> **What the task requires**
Of all the lines in the data below, how many contain "page"? Report that number alone.

> **Dataset extract**
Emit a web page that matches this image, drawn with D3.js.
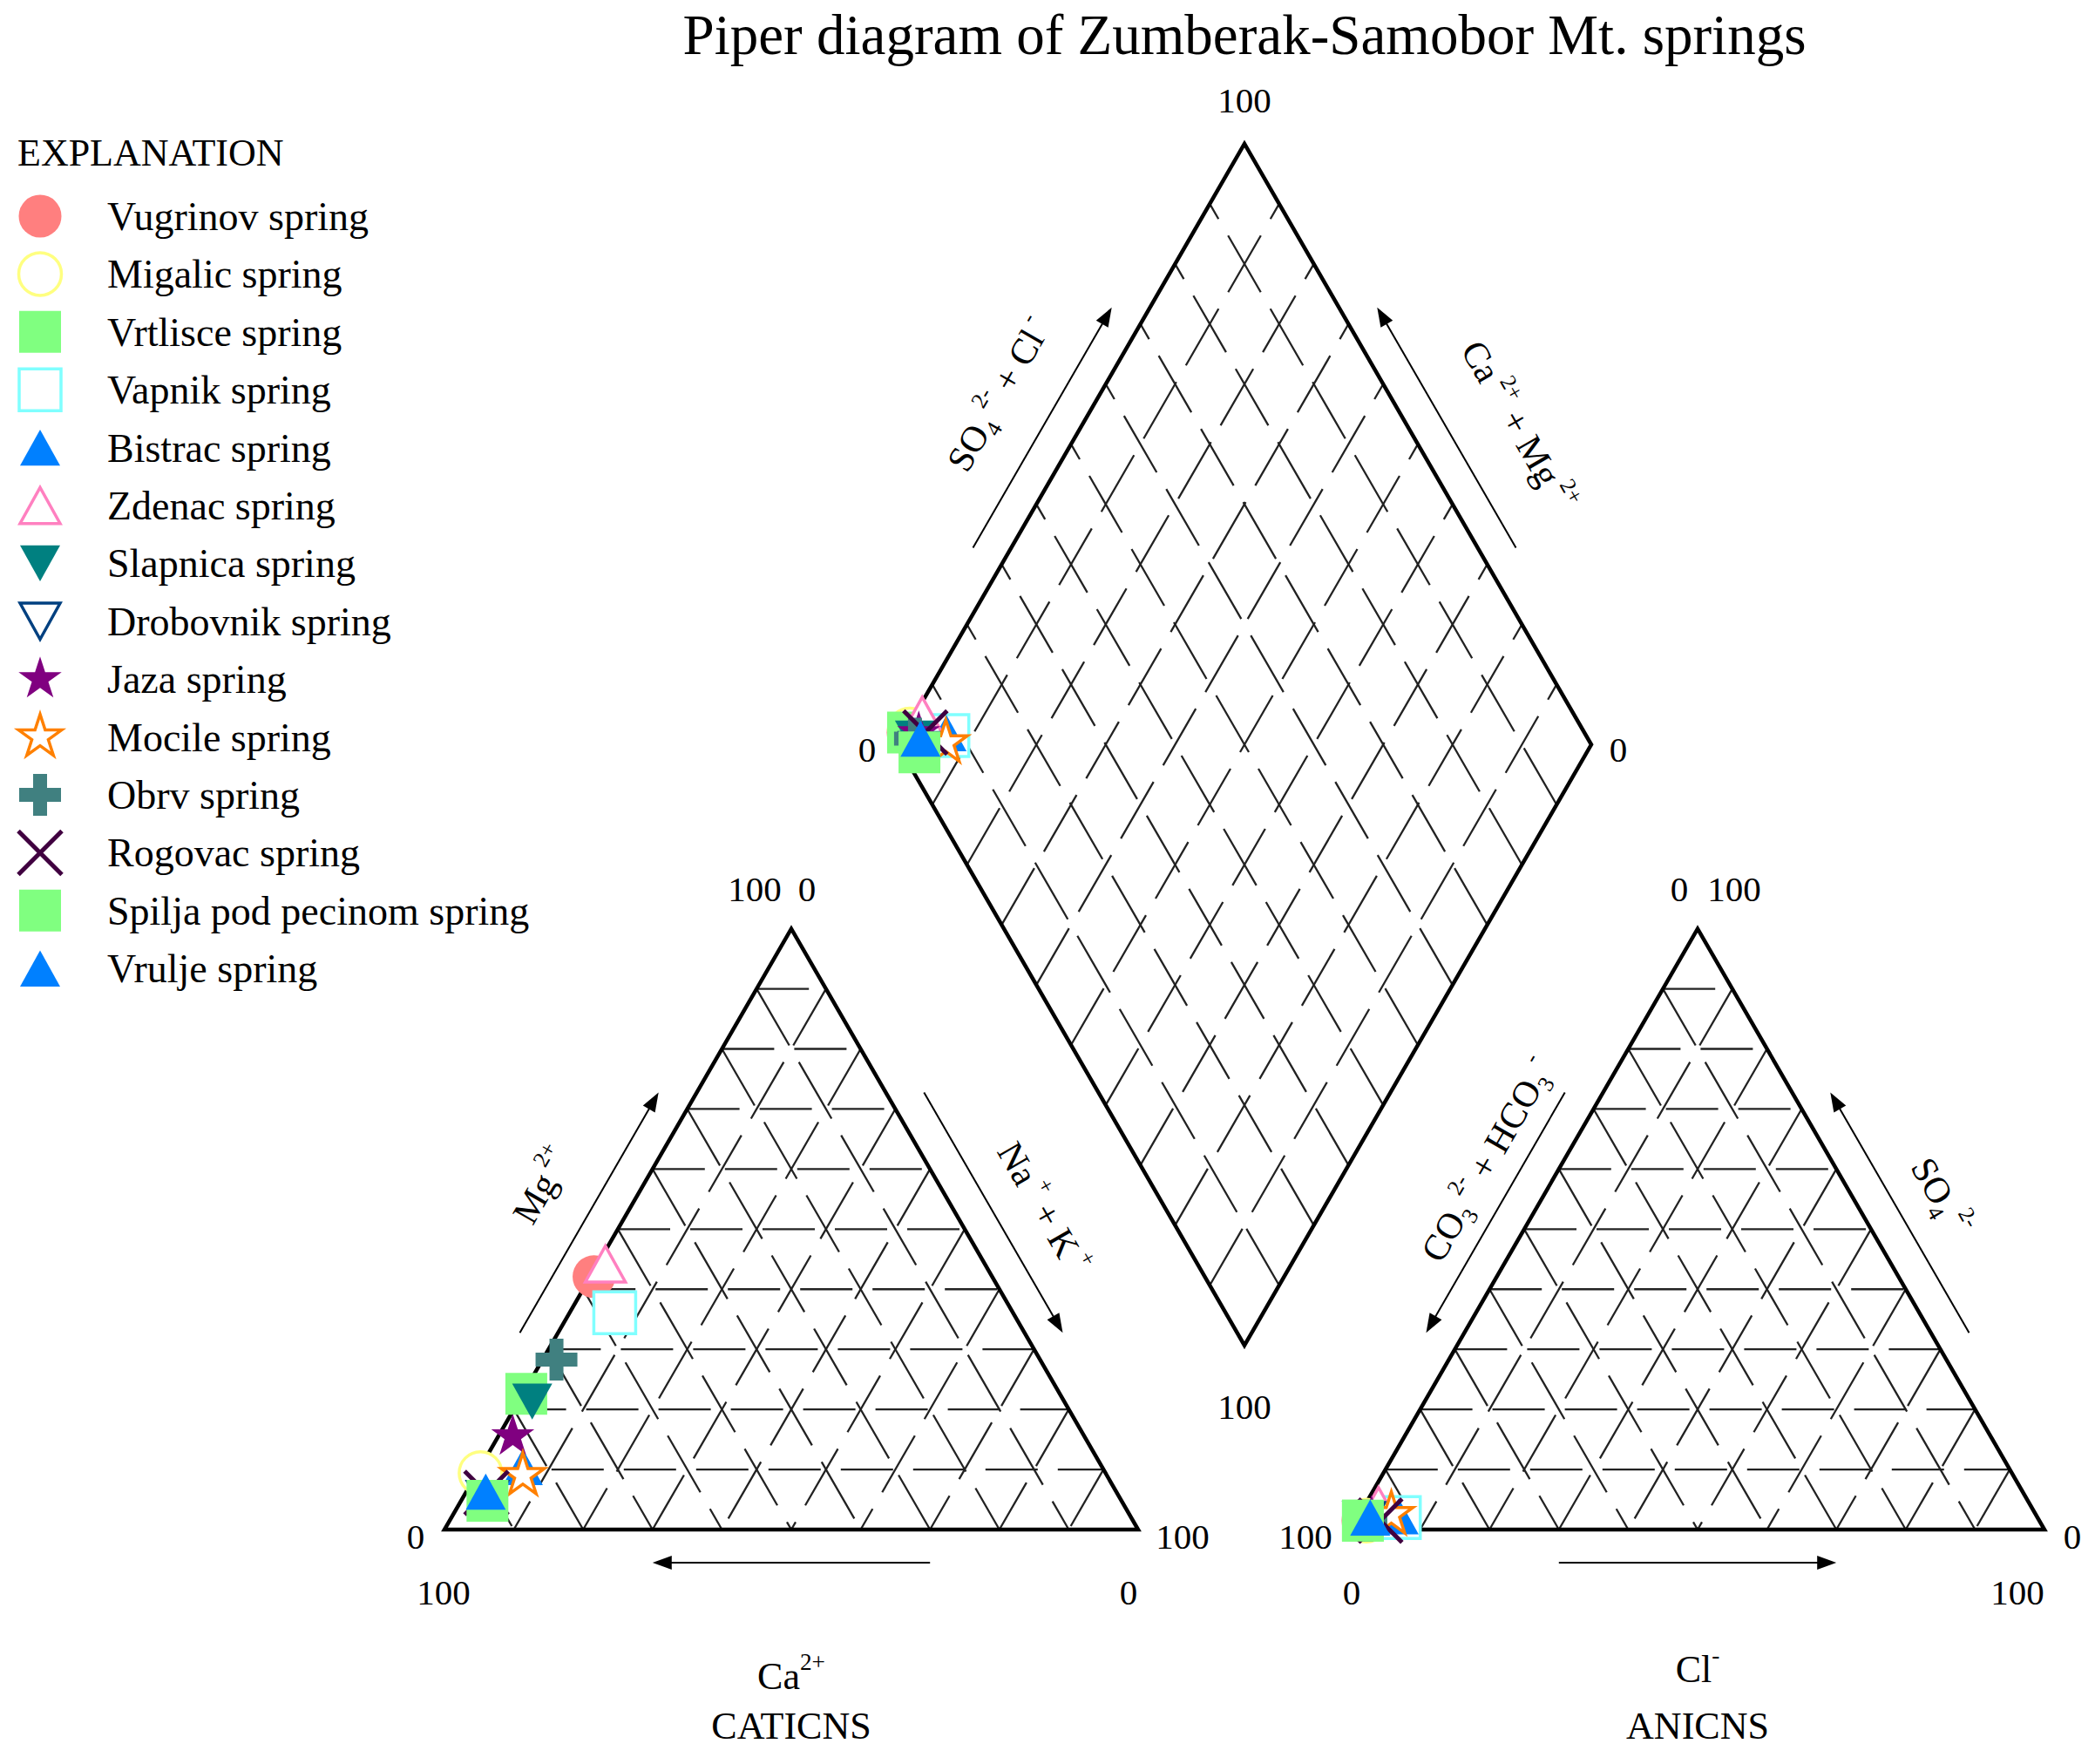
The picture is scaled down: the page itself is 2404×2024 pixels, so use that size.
<!DOCTYPE html>
<html>
<head>
<meta charset="utf-8">
<title>Piper diagram of Zumberak-Samobor Mt. springs</title>
<script src="https://d3js.org/d3.v7.min.js"></script>
<style>
  body {margin:0; background:#fff;}
  text {font-family:"Liberation Serif","Times New Roman",serif; fill:#000;}
  .grid {fill:none; stroke:#222; stroke-width:2.3px;}
  .gridH {stroke-dasharray:60 23;}
  .gridD {stroke-dasharray:75 22;}
  .frame {fill:none; stroke:#000; stroke-width:4.5px; stroke-linejoin:miter;}
  .arrow {stroke:#000; stroke-width:2px;}
</style>
</head>
<body>
<svg id="chart" width="2404" height="2024"></svg>
<script>
// ---- data (% of meq) ----
var springs = ["Vugrinov spring", "Migalic spring", "Vrtlisce spring", "Vapnik spring",
  "Bistrac spring", "Zdenac spring", "Slapnica spring", "Drobovnik spring", "Jaza spring",
  "Mocile spring", "Obrv spring", "Rogovac spring", "Spilja pod pecinom spring", "Vrulje spring"];
var markerShapes = ["circle", "circle", "square", "square", "triangle", "triangle", "triangleDown",
  "triangleDown", "star", "star", "cross", "times", "square", "triangle"];
var markerFilled = [true, false, true, false, true, false, true, false, true, false, true, false, true, true];
var markerColors = ["#ff7f7f", "#ffff80", "#80ff80", "#80ffff", "#0080ff", "#ff80c0", "#008080",
  "#004080", "#800080", "#ff8000", "#408080", "#400040", "#80ff80", "#0080ff"];

var caPct  = [57.4, 90.1, 76.9, 57.4, 83.5, 54.7, 76.7, 91.3, 82.4, 84.2, 69.7, 90.9, 91.4, 90.9];
var mgPct  = [42.1,  9.4, 22.6, 36.1, 10.4, 44.2, 21.3,  5.0, 15.5,  9.0, 28.3,  6.1,  4.8,  6.3];
var naKPct = [ 0.5,  0.5,  0.5,  6.5,  6.1,  1.1,  2.0,  3.7,  2.1,  6.8,  2.0,  3.0,  3.8,  2.8];

var hco3Pct = [97.5, 97.0, 97.5, 92.0, 92.0, 94.0, 97.0, 97.3, 96.0, 92.9, 97.0, 95.0, 97.5, 96.2];
var so4Pct  = [ 1.5,  1.5,  1.5,  2.0,  2.2,  4.0,  1.5,  1.5,  2.0,  2.5,  1.5,  1.5,  1.5,  2.0];
var clPct   = [ 1.0,  1.5,  1.0,  6.0,  5.8,  2.0,  1.5,  1.2,  2.0,  4.6,  1.5,  3.5,  1.0,  1.8];

var cationTicks = ["100", "0", "0", "100", "100", "0"];   // apex L/R, base L/R, below L/R
var anionTicks  = ["0", "100", "100", "0", "0", "100"];
var diamondTicks = ["100", "0", "0", "100"];              // top, left, right, bottom

// ---- layout ----
var W = 2404, H = 2024;
var S = 796, GAP = 244, BASE_Y = 1755, X0 = 510;
var H3 = Math.sqrt(3) / 2;
var side = d3.scaleLinear().domain([0, 100]).range([0, S]);

var svg = d3.select("#chart");
svg.append("rect").attr("width", W).attr("height", H).attr("fill", "#fff");

function triPoint(x0, right, top) {
  return [x0 + side(right) + side(top) / 2, BASE_Y - side(top) * H3];
}
var AX0 = X0 + S + GAP;
var dB = [X0 + S + GAP / 2, BASE_Y - GAP * H3];
function diamondPoint(caMg, so4Cl) {
  return [dB[0] - side(caMg) / 2 + side(so4Cl) / 2, dB[1] - (side(caMg) + side(so4Cl)) * H3];
}

var cat = {ca: triPoint(X0, 0, 0), na: triPoint(X0, 100, 0), mg: triPoint(X0, 0, 100)};
var an = {co3: triPoint(AX0, 0, 0), cl: triPoint(AX0, 100, 0), so4: triPoint(AX0, 0, 100)};
var dia = {b: diamondPoint(0, 0), l: diamondPoint(100, 0), t: diamondPoint(100, 100), r: diamondPoint(0, 100)};

// ---- grid (dash pattern runs from the first point of each segment) ----
var levels = d3.range(10, 100, 10);
function triGrid(x0) {
  var segs = [];
  levels.forEach(function (k) {
    segs.push({cls: "gridH", p: [triPoint(x0, 0, k), triPoint(x0, 100 - k, k)]});
    segs.push({cls: "gridD", p: [triPoint(x0, k, 100 - k), triPoint(x0, k, 0)]});
    segs.push({cls: "gridD", p: [triPoint(x0, 0, 100 - k), triPoint(x0, 100 - k, 0)]});
  });
  return segs;
}
var diaSegs = [];
levels.forEach(function (k) {
  diaSegs.push({cls: "gridD", p: [diamondPoint(k, 0), diamondPoint(k, 100)]});
  diaSegs.push({cls: "gridD", p: [diamondPoint(0, k), diamondPoint(100, k)]});
});
var line = d3.line();
svg.append("g").selectAll("path")
  .data(triGrid(X0).concat(triGrid(AX0), diaSegs))
  .join("path").attr("class", function (d) { return "grid " + d.cls; })
  .attr("d", function (d) { return line(d.p); });

// ---- frames ----
[[cat.ca, cat.na, cat.mg], [an.co3, an.cl, an.so4], [dia.b, dia.r, dia.t, dia.l]].forEach(function (p) {
  svg.append("path").attr("class", "frame").attr("d", line(p) + "Z");
});

// ---- arrows and axis labels ----
function edgeFrame(p, q, centre, t, d) {
  var dx = q[0] - p[0], dy = q[1] - p[1], len = Math.hypot(dx, dy);
  var ux = dx / len, uy = dy / len, nx = uy, ny = -ux;
  var mx = (p[0] + q[0]) / 2, my = (p[1] + q[1]) / 2;
  if ((mx - centre[0]) * nx + (my - centre[1]) * ny < 0) { nx = -nx; ny = -ny; }
  return [p[0] + dx * t + nx * d, p[1] + dy * t + ny * d];
}
function arrow(p, q, centre) {
  var a = edgeFrame(p, q, centre, 0.3, 38), b = edgeFrame(p, q, centre, 0.7, 38);
  var ang = Math.atan2(b[1] - a[1], b[0] - a[0]) * 180 / Math.PI;
  var len = Math.hypot(b[0] - a[0], b[1] - a[1]);
  var g = svg.append("g").attr("transform", "translate(" + a + ") rotate(" + ang + ")");
  g.append("line").attr("class", "arrow").attr("x1", 0).attr("y1", 0).attr("x2", len - 14).attr("y2", 0);
  g.append("path").attr("d", "M" + len + ",0L" + (len - 22) + ",-8L" + (len - 22) + ",8Z").attr("fill", "#000");
}
function edgeLabel(p, q, centre, t, d, angle, parts, fs) {
  var c = edgeFrame(p, q, centre, t, d);
  var txt = svg.append("text").attr("transform", "translate(" + c + ") rotate(" + angle + ")")
    .attr("text-anchor", "middle").attr("font-size", fs).attr("y", fs * 0.33);
  addParts(txt, parts, fs);
}
function addParts(txt, parts, fs) {
  var shift = 0;
  parts.forEach(function (pt) {
    var target = pt[1] === "sup" ? -0.5 * fs : pt[1] === "sub" ? 0.22 * fs : 0;
    txt.append("tspan").attr("dy", target - shift)
      .attr("font-size", pt[1] === "n" ? fs : fs * 0.62).text(pt[0]);
    shift = target;
  });
}

var catC = [(cat.ca[0] + cat.na[0] + cat.mg[0]) / 3, (cat.ca[1] + cat.na[1] + cat.mg[1]) / 3];
var anC = [(an.co3[0] + an.cl[0] + an.so4[0]) / 3, (an.co3[1] + an.cl[1] + an.so4[1]) / 3];
var diaC = [dB[0], (dia.t[1] + dia.b[1]) / 2];

arrow(cat.ca, cat.mg, catC);
arrow(cat.mg, cat.na, catC);
arrow(cat.na, cat.ca, catC);
arrow(an.so4, an.co3, anC);
arrow(an.cl, an.so4, anC);
arrow(an.co3, an.cl, anC);
arrow(dia.l, dia.t, diaC);
arrow(dia.r, dia.t, diaC);

var FS = 42;
edgeLabel(cat.ca, cat.mg, catC, 0.50, 100, -60, [["Mg", "n"], [" 2+", "sup"]], FS);
edgeLabel(cat.mg, cat.na, catC, 0.53, 90, 60, [["Na", "n"], [" +", "sup"], [" + K", "n"], [" +", "sup"]], FS);
edgeLabel(an.co3, an.so4, anC, 0.56, 76, -60,
  [["CO", "n"], ["3", "sub"], [" 2-", "sup"], [" + HCO", "n"], ["3", "sub"], [" -", "sup"]], FS);
edgeLabel(an.so4, an.cl, anC, 0.51, 88, 60, [["SO", "n"], ["4", "sub"], ["  2-", "sup"]], FS);
edgeLabel(dia.l, dia.t, diaC, 0.51, 100, -60, [["SO", "n"], ["4", "sub"], [" 2-", "sup"], [" + Cl", "n"], [" -", "sup"]], FS);
edgeLabel(dia.t, dia.r, diaC, 0.55, 110, 60, [["Ca", "n"], [" 2+", "sup"], [" + Mg", "n"], [" 2+", "sup"]], FS);

// bottom captions
var capCa = svg.append("text").attr("x", cat.mg[0]).attr("y", 1938).attr("text-anchor", "middle").attr("font-size", 44);
addParts(capCa, [["Ca", "n"], ["2+", "sup"]], 44);
svg.append("text").attr("x", cat.mg[0]).attr("y", 1995).attr("text-anchor", "middle").attr("font-size", 44).text("CATICNS");
var capCl = svg.append("text").attr("x", an.so4[0]).attr("y", 1930).attr("text-anchor", "middle").attr("font-size", 44);
addParts(capCl, [["Cl", "n"], ["-", "sup"]], 44);
svg.append("text").attr("x", an.so4[0]).attr("y", 1995).attr("text-anchor", "middle").attr("font-size", 44).text("ANICNS");

// ---- tick labels ----
function tick(x, y, s) {
  svg.append("text").attr("x", x).attr("y", y).attr("text-anchor", "middle").attr("font-size", 41).text(s);
}
tick(cat.mg[0] - 42, cat.mg[1] - 32, cationTicks[0]);
tick(cat.mg[0] + 18, cat.mg[1] - 32, cationTicks[1]);
tick(cat.ca[0] - 33, BASE_Y + 22, cationTicks[2]);
tick(cat.na[0] + 51, BASE_Y + 22, cationTicks[3]);
tick(cat.ca[0] - 1, BASE_Y + 86, cationTicks[4]);
tick(cat.na[0] - 11, BASE_Y + 86, cationTicks[5]);
tick(an.so4[0] - 21, an.so4[1] - 32, anionTicks[0]);
tick(an.so4[0] + 42, an.so4[1] - 32, anionTicks[1]);
tick(an.co3[0] - 52, BASE_Y + 22, anionTicks[2]);
tick(an.cl[0] + 32, BASE_Y + 22, anionTicks[3]);
tick(an.co3[0] + 1, BASE_Y + 86, anionTicks[4]);
tick(an.cl[0] - 31, BASE_Y + 86, anionTicks[5]);
tick(dia.t[0], dia.t[1] - 36, diamondTicks[0]);
tick(dia.l[0] - 35, dia.l[1] + 20, diamondTicks[1]);
tick(dia.r[0] + 31, dia.r[1] + 20, diamondTicks[2]);
tick(dia.b[0], dia.b[1] + 84, diamondTicks[3]);

// ---- markers ----
var shapeTypes = {
  circle: d3.symbolCircle,
  square: d3.symbolSquare,
  star: d3.symbolStar,
  cross: d3.symbolCross,
  triangle: {draw: function (c, s) { var w = Math.sqrt(s) / 2; c.moveTo(0, -w * 0.9); c.lineTo(w, w * 0.9); c.lineTo(-w, w * 0.9); c.closePath(); }},
  triangleDown: {draw: function (c, s) { var w = Math.sqrt(s) / 2; c.moveTo(0, w * 0.9); c.lineTo(w, -w * 0.9); c.lineTo(-w, -w * 0.9); c.closePath(); }},
  times: {draw: function (c, s) { var r = Math.sqrt(s) / 2; c.moveTo(-r, -r); c.lineTo(r, r); c.moveTo(-r, r); c.lineTo(r, -r); }}
};
var shapeSizes = {circle: 1886, square: 2304, star: 760, cross: 1280, triangle: 2116, triangleDown: 2116, times: 2500};
function marker(g, i, x, y) {
  var sh = markerShapes[i];
  var p = g.append("path").attr("transform", "translate(" + x + "," + y + ")")
    .attr("d", d3.symbol().type(shapeTypes[sh]).size(shapeSizes[sh])());
  if (sh === "times") {
    p.attr("fill", "none").attr("stroke", markerColors[i]).attr("stroke-width", 5);
  } else if (markerFilled[i]) {
    p.attr("fill", markerColors[i]);
  } else {
    p.attr("fill", "#fff").attr("stroke", markerColors[i]).attr("stroke-width", 3.5);
  }
}
var pts = svg.append("g");
springs.forEach(function (s, i) {
  var c = triPoint(X0, naKPct[i], mgPct[i]);
  marker(pts, i, c[0], c[1]);
  var a = triPoint(AX0, clPct[i], so4Pct[i]);
  marker(pts, i, a[0], a[1]);
  var d = diamondPoint(caPct[i] + mgPct[i], so4Pct[i] + clPct[i]);
  marker(pts, i, d[0], d[1]);
});

// ---- legend ----
var leg = svg.append("g");
leg.append("text").attr("x", 20).attr("y", 190).attr("font-size", 44).text("EXPLANATION");
springs.forEach(function (s, i) {
  var y = 248 + i * 66.4;
  marker(leg, i, 46, y);
  leg.append("text").attr("x", 123).attr("y", y + 16).attr("font-size", 46).text(s);
});

// ---- title ----
svg.append("text").attr("x", 1428).attr("y", 62).attr("text-anchor", "middle")
  .attr("font-size", 65).text("Piper diagram of Zumberak-Samobor Mt. springs");
</script>
</body>
</html>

> **Complete answer**
2